- **Given request**
Your task is to repeat the lines below exactly, excluding any pictures they contain.

[Plotting code records]
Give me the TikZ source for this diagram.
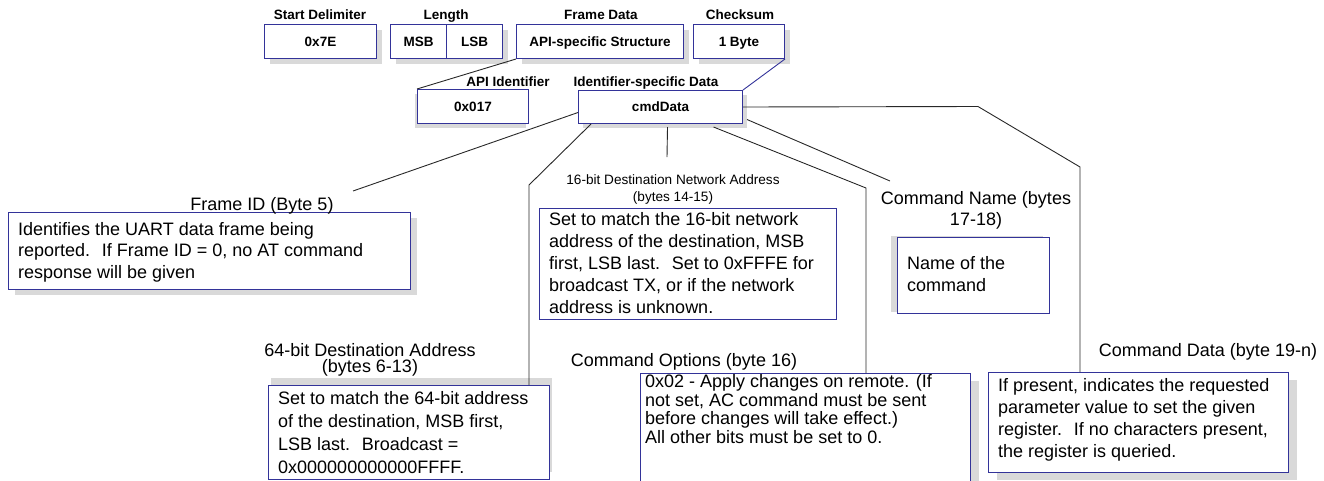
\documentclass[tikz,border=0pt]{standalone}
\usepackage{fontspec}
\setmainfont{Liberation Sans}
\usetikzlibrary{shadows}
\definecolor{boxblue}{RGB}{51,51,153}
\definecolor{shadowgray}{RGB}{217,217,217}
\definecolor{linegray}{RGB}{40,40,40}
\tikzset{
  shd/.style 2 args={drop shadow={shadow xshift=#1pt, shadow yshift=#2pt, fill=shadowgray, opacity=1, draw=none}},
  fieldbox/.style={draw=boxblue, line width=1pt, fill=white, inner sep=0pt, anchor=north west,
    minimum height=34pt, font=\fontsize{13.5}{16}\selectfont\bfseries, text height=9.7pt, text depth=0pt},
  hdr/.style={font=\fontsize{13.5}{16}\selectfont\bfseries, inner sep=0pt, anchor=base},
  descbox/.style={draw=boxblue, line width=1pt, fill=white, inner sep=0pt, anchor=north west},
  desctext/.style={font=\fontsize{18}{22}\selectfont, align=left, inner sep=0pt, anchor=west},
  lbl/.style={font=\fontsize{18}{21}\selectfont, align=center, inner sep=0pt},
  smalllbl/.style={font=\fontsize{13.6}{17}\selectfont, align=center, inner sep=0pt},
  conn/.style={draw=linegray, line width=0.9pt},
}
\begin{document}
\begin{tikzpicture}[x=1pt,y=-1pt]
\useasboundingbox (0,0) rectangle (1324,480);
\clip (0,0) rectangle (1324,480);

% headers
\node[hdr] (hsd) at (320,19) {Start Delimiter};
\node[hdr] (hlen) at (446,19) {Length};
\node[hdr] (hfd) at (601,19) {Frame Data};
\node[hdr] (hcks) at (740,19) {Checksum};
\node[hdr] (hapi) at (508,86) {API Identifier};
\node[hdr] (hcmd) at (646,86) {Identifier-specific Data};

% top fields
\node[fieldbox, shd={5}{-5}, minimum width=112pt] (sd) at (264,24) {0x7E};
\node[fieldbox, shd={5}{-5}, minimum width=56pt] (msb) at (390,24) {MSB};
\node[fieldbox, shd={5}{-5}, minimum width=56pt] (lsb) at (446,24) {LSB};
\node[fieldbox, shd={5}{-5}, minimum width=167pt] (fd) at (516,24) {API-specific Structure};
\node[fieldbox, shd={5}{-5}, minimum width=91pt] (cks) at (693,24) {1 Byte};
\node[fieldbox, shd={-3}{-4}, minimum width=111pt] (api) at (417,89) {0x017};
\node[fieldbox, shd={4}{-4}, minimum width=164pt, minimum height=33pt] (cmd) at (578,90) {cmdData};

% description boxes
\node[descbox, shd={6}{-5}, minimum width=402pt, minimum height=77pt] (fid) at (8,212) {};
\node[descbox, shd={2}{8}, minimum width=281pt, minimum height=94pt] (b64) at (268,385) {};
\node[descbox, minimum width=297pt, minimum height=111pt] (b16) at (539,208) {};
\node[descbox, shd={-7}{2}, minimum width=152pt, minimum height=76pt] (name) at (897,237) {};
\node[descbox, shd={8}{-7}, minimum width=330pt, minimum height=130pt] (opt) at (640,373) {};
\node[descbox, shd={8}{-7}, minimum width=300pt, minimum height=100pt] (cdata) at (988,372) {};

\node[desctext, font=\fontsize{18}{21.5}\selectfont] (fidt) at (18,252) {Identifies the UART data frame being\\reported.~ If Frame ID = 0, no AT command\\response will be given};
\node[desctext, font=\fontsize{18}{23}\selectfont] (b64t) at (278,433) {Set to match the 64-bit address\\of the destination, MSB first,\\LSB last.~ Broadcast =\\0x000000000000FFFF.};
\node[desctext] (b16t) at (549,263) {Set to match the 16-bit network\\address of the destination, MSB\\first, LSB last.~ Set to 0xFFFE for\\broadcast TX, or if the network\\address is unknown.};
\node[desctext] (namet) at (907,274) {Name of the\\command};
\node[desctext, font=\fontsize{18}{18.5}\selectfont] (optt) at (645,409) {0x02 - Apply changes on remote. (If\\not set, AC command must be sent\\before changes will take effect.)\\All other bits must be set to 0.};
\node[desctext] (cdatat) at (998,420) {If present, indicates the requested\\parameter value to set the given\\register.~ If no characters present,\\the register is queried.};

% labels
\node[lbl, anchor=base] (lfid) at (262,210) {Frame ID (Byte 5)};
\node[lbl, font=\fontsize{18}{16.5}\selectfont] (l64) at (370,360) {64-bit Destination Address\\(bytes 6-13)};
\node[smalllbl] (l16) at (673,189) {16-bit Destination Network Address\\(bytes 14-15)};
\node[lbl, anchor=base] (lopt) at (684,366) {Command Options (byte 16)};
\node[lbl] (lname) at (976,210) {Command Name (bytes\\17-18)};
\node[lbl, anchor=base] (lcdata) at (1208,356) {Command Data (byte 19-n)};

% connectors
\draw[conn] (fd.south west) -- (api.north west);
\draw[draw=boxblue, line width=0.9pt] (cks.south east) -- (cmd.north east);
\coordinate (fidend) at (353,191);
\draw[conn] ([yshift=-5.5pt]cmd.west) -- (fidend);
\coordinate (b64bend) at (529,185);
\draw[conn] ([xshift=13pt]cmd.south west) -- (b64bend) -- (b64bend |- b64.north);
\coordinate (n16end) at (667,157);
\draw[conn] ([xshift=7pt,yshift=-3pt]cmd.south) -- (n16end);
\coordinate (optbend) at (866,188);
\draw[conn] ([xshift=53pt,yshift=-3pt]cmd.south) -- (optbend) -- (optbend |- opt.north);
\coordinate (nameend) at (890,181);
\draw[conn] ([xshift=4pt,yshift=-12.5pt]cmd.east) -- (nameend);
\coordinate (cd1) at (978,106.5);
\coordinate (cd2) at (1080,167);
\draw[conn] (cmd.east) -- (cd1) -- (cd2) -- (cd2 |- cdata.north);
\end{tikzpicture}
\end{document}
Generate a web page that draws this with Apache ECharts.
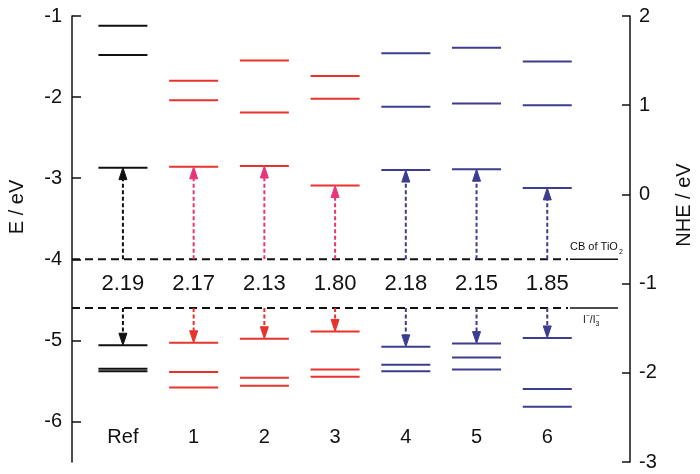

- **Solution**
Give me the TikZ source for this diagram.
\documentclass[tikz,border=0pt]{standalone}
\usepackage{fontspec}
\setmainfont{Liberation Sans}
\usetikzlibrary{shadows}
\definecolor{boxblue}{RGB}{51,51,153}
\definecolor{shadowgray}{RGB}{217,217,217}
\definecolor{linegray}{RGB}{40,40,40}
\tikzset{
  shd/.style 2 args={drop shadow={shadow xshift=#1pt, shadow yshift=#2pt, fill=shadowgray, opacity=1, draw=none}},
  fieldbox/.style={draw=boxblue, line width=1pt, fill=white, inner sep=0pt, anchor=north west,
    minimum height=34pt, font=\fontsize{13.5}{16}\selectfont\bfseries, text height=9.7pt, text depth=0pt},
  hdr/.style={font=\fontsize{13.5}{16}\selectfont\bfseries, inner sep=0pt, anchor=base},
  descbox/.style={draw=boxblue, line width=1pt, fill=white, inner sep=0pt, anchor=north west},
  desctext/.style={font=\fontsize{18}{22}\selectfont, align=left, inner sep=0pt, anchor=west},
  lbl/.style={font=\fontsize{18}{21}\selectfont, align=center, inner sep=0pt},
  smalllbl/.style={font=\fontsize{13.6}{17}\selectfont, align=center, inner sep=0pt},
  conn/.style={draw=linegray, line width=0.9pt},
}
\begin{document}
\begin{tikzpicture}[x=1pt,y=-1pt]
\useasboundingbox (0,0) rectangle (1324,480);
\clip (0,0) rectangle (1324,480);

% headers
\node[hdr] (hsd) at (320,19) {Start Delimiter};
\node[hdr] (hlen) at (446,19) {Length};
\node[hdr] (hfd) at (601,19) {Frame Data};
\node[hdr] (hcks) at (740,19) {Checksum};
\node[hdr] (hapi) at (508,86) {API Identifier};
\node[hdr] (hcmd) at (646,86) {Identifier-specific Data};

% top fields
\node[fieldbox, shd={5}{-5}, minimum width=112pt] (sd) at (264,24) {0x7E};
\node[fieldbox, shd={5}{-5}, minimum width=56pt] (msb) at (390,24) {MSB};
\node[fieldbox, shd={5}{-5}, minimum width=56pt] (lsb) at (446,24) {LSB};
\node[fieldbox, shd={5}{-5}, minimum width=167pt] (fd) at (516,24) {API-specific Structure};
\node[fieldbox, shd={5}{-5}, minimum width=91pt] (cks) at (693,24) {1 Byte};
\node[fieldbox, shd={-3}{-4}, minimum width=111pt] (api) at (417,89) {0x017};
\node[fieldbox, shd={4}{-4}, minimum width=164pt, minimum height=33pt] (cmd) at (578,90) {cmdData};

% description boxes
\node[descbox, shd={6}{-5}, minimum width=402pt, minimum height=77pt] (fid) at (8,212) {};
\node[descbox, shd={2}{8}, minimum width=281pt, minimum height=94pt] (b64) at (268,385) {};
\node[descbox, minimum width=297pt, minimum height=111pt] (b16) at (539,208) {};
\node[descbox, shd={-7}{2}, minimum width=152pt, minimum height=76pt] (name) at (897,237) {};
\node[descbox, shd={8}{-7}, minimum width=330pt, minimum height=130pt] (opt) at (640,373) {};
\node[descbox, shd={8}{-7}, minimum width=300pt, minimum height=100pt] (cdata) at (988,372) {};

\node[desctext, font=\fontsize{18}{21.5}\selectfont] (fidt) at (18,252) {Identifies the UART data frame being\\reported.~ If Frame ID = 0, no AT command\\response will be given};
\node[desctext, font=\fontsize{18}{23}\selectfont] (b64t) at (278,433) {Set to match the 64-bit address\\of the destination, MSB first,\\LSB last.~ Broadcast =\\0x000000000000FFFF.};
\node[desctext] (b16t) at (549,263) {Set to match the 16-bit network\\address of the destination, MSB\\first, LSB last.~ Set to 0xFFFE for\\broadcast TX, or if the network\\address is unknown.};
\node[desctext] (namet) at (907,274) {Name of the\\command};
\node[desctext, font=\fontsize{18}{18.5}\selectfont] (optt) at (645,409) {0x02 - Apply changes on remote. (If\\not set, AC command must be sent\\before changes will take effect.)\\All other bits must be set to 0.};
\node[desctext] (cdatat) at (998,420) {If present, indicates the requested\\parameter value to set the given\\register.~ If no characters present,\\the register is queried.};

% labels
\node[lbl, anchor=base] (lfid) at (262,210) {Frame ID (Byte 5)};
\node[lbl, font=\fontsize{18}{16.5}\selectfont] (l64) at (370,360) {64-bit Destination Address\\(bytes 6-13)};
\node[smalllbl] (l16) at (673,189) {16-bit Destination Network Address\\(bytes 14-15)};
\node[lbl, anchor=base] (lopt) at (684,366) {Command Options (byte 16)};
\node[lbl] (lname) at (976,210) {Command Name (bytes\\17-18)};
\node[lbl, anchor=base] (lcdata) at (1208,356) {Command Data (byte 19-n)};

% connectors
\draw[conn] (fd.south west) -- (api.north west);
\draw[draw=boxblue, line width=0.9pt] (cks.south east) -- (cmd.north east);
\coordinate (fidend) at (353,191);
\draw[conn] ([yshift=-5.5pt]cmd.west) -- (fidend);
\coordinate (b64bend) at (529,185);
\draw[conn] ([xshift=13pt]cmd.south west) -- (b64bend) -- (b64bend |- b64.north);
\coordinate (n16end) at (667,157);
\draw[conn] ([xshift=7pt,yshift=-3pt]cmd.south) -- (n16end);
\coordinate (optbend) at (866,188);
\draw[conn] ([xshift=53pt,yshift=-3pt]cmd.south) -- (optbend) -- (optbend |- opt.north);
\coordinate (nameend) at (890,181);
\draw[conn] ([xshift=4pt,yshift=-12.5pt]cmd.east) -- (nameend);
\coordinate (cd1) at (978,106.5);
\coordinate (cd2) at (1080,167);
\draw[conn] (cmd.east) -- (cd1) -- (cd2) -- (cd2 |- cdata.north);
\end{tikzpicture}
\end{document}
Generate a web page that draws this with Apache ECharts.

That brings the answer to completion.